Exercise One: Evaluation Criteria
Strengthening the relationship between people and the environment by merging urban and natural spaces.
Mini indoor greenhouse used for growing herbs, vegetables and other small plants.
High-level goals/Goals of the interaction:
- To grow and monitor plants/herbs/vegetables in a convenient and effective way
- To create a heightened sense of awareness regarding the importance of organic foods in one’s lifestyle
Point of Interface/Why it matters:
- Box: To allow the watering and lighting of the plants in a simple, intuitive manner (single button for each control)
- Widget: To allow the monitoring of the growth and health of the plants
5 Qualities of Experience: Interactive, satisfying, engaging, smooth, simple
5 Goals of Interaction:
1. Enable user to monitor status of plants digitally(?)

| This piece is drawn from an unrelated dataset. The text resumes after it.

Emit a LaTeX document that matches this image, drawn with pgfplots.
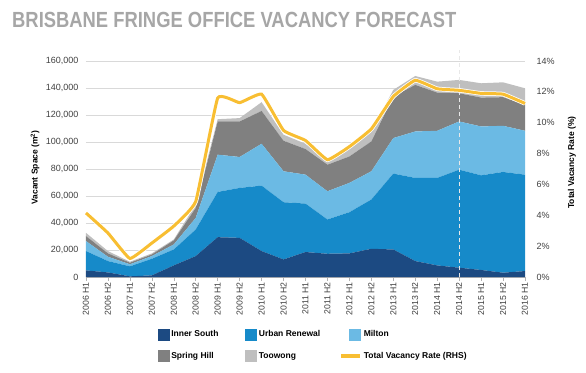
\documentclass[border=0pt]{standalone}
\usepackage{pgfplots}
\pgfplotsset{compat=1.18}
\usepackage{pgfplotstable}
\usepackage{fontspec}
\setmainfont{Liberation Sans}
\definecolor{isc}{RGB}{28,74,130}
\definecolor{urc}{RGB}{22,138,201}
\definecolor{mic}{RGB}{107,186,228}
\definecolor{shc}{RGB}{128,128,128}
\definecolor{toc}{RGB}{191,191,191}
\definecolor{ratec}{RGB}{248,190,50}
\definecolor{titlec}{RGB}{166,166,166}
\definecolor{tickc}{RGB}{64,64,64}

\pgfplotstableread{
x IS UR MI SH TO RATE
0 4900 14300 7400 3700 2400 4.15
1 3400 8400 3200 2500 1700 2.85
2 500 7400 1500 1200 700 1.2
3 1200 12300 2000 1200 800 2.2
4 8600 11800 3700 3000 700 3.3
5 15500 19700 8600 7400 2500 4.9
6 29500 33500 27600 24600 1700 11.6
7 29000 37000 22900 26300 2500 11.3
8 19200 48500 31000 24300 6500 11.85
9 13000 42400 22900 22600 4500 9.5
10 18500 35900 21400 19000 3900 8.85
11 17200 25400 20900 19700 2500 7.6
12 17500 30500 21700 19600 6700 8.45
13 20900 36500 20900 22100 7400 9.6
14 20400 56200 26300 30800 4900 11.7
15 11800 61600 34400 34500 6600 12.75
16 8600 64800 34900 28300 8100 12.2
17 6900 72600 35700 20900 9900 12.1
18 5200 70100 36200 21400 10600 11.9
19 3200 74600 34200 21200 11000 11.85
20 4400 71400 32500 19200 12300 11.25
}\data

\begin{document}
\begin{tikzpicture}
\useasboundingbox (-86pt,-95pt) rectangle (500pt,277pt);
\node[anchor=base west, inner sep=0, text=titlec] at (-74pt,249pt)
  {\scalebox{0.84}[1]{\fontsize{21.9}{24}\selectfont\bfseries BRISBANE FRINGE OFFICE VACANCY FORECAST}};
\begin{axis}[
  scale only axis, width=439pt, height=216pt,
  xmin=0, xmax=20, ymin=0, ymax=160000,
  stack plots=y,
  axis lines*=left,
  y axis line style={draw=none},
  x axis line style={draw=gray!60, line width=0.6pt},
  ytick={0,20000,...,160000},
  scaled y ticks=false,
  /pgf/number format/1000 sep={,},
  /pgf/number format/fixed,
  ytick style={draw=none},
  xtick={0,...,20},
  xticklabels={2006 H1,2006 H2,2007 H1,2007 H2,2008 H1,2008 H2,2009 H1,2009 H2,2010 H1,2010 H2,2011 H1,2011 H2,2012 H1,2012 H2,2013 H1,2013 H2,2014 H1,2014 H2,2015 H1,2015 H2,2016 H1},
  xtick style={draw=gray!60, line width=0.6pt},
  tick align=outside, major tick length=4pt,
  xticklabel style={rotate=90, anchor=east, inner sep=1pt, font=\fontsize{8.7}{9}\selectfont, text=tickc},
  yticklabel style={font=\fontsize{9}{10}\selectfont, text=tickc},
  /pgf/number format/assume math mode=true,
  ymajorgrids, grid style={gray!30, line width=0.6pt},
  ylabel={Vacant Space (m\textsuperscript{2})},
  ylabel style={at={(axis description cs:-0.116,0.507)}, anchor=center, font=\fontsize{8.5}{10}\selectfont\bfseries},
  legend columns=3,
  legend cell align=left,
  legend style={draw=none, fill=none, at={(axis description cs:0.145,-0.238)}, anchor=north west,
    font=\fontsize{8.5}{10}\selectfont\bfseries, inner sep=0pt,
    /tikz/every even column/.append style={column sep=17pt}, row sep=10pt},
]
\addplot[fill=isc, draw=none, forget plot] table[x=x,y=IS]{\data} \closedcycle;
\addplot[fill=urc, draw=none, forget plot] table[x=x,y=UR]{\data} \closedcycle;
\addplot[fill=mic, draw=none, forget plot] table[x=x,y=MI]{\data} \closedcycle;
\addplot[fill=shc, draw=none, forget plot] table[x=x,y=SH]{\data} \closedcycle;
\addplot[fill=toc, draw=none, forget plot] table[x=x,y=TO]{\data} \closedcycle;
\addlegendimage{legend image code/.code={\path (0pt,0pt); \fill[isc] (8pt,-5.5pt) rectangle (19pt,5.5pt);}}
\addlegendentry{Inner South}
\addlegendimage{legend image code/.code={\path (0pt,0pt); \fill[urc] (8pt,-5.5pt) rectangle (19pt,5.5pt);}}
\addlegendentry{Urban Renewal}
\addlegendimage{legend image code/.code={\path (0pt,0pt); \fill[mic] (8pt,-5.5pt) rectangle (19pt,5.5pt);}}
\addlegendentry{Milton}
\addlegendimage{legend image code/.code={\path (0pt,0pt); \fill[shc] (8pt,-5.5pt) rectangle (19pt,5.5pt);}}
\addlegendentry{Spring Hill}
\addlegendimage{legend image code/.code={\path (0pt,0pt); \fill[toc] (8pt,-5.5pt) rectangle (19pt,5.5pt);}}
\addlegendentry{Toowong}
\addlegendimage{legend image code/.code={\draw[ratec, line width=3.5pt] (0pt,0pt) -- (19pt,0pt);}}
\addlegendentry{Total Vacancy Rate (RHS)}
\end{axis}
\begin{axis}[
  scale only axis, width=439pt, height=216pt,
  xmin=0, xmax=20, ymin=0, ymax=14,
  axis y line*=right, axis x line=none,
  xtick=\empty,
  y axis line style={draw=none},
  ytick={0,2,...,14},
  ytick style={draw=none},
  yticklabel={\pgfmathprintnumber{\tick}\%},
  yticklabel style={font=\fontsize{9}{10}\selectfont, text=tickc, xshift=8pt},
  /pgf/number format/assume math mode=true,
  ylabel={Total Vacancy Rate (\%)},
  ylabel style={at={(axis description cs:1.107,0.53)}, anchor=center, rotate=0, font=\fontsize{8.5}{10}\selectfont\bfseries},
  clip=false,
]
\addplot[white!82!gray, dashed, line width=0.8pt, dash pattern=on 4pt off 3pt] coordinates {(17,0) (17,14.7)};
\addplot[white, line width=4.5pt, smooth, tension=0.2] table[x=x,y=RATE]{\data};
\addplot[ratec, line width=3pt, smooth, tension=0.2] table[x=x,y=RATE]{\data};
\end{axis}
\end{tikzpicture}
\end{document}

2. Allow user to control lighting and watering of plants
3. Simplify plant care indoors
4. Create a give and take relationship between users and their plants
5. Easy access to organically grown vegetables and herbs
Ways our interface enables those experiences and qualities to be created in a functional way directly related to the interface and interaction:
1. create direct access to the status of my plant
2. constant update of box temperature and humidity
3. alert the user when water or temperature levels are too low
- familiarity with using computers
- familiar with the concept and use of widgets
Exercise Two: Prototype Usability Concerns
Our interface is primarily about ease in monitoring the status
of your plant while the physical prototype will function as a mini greenhouse to house plants, herbs or vegetables within your home.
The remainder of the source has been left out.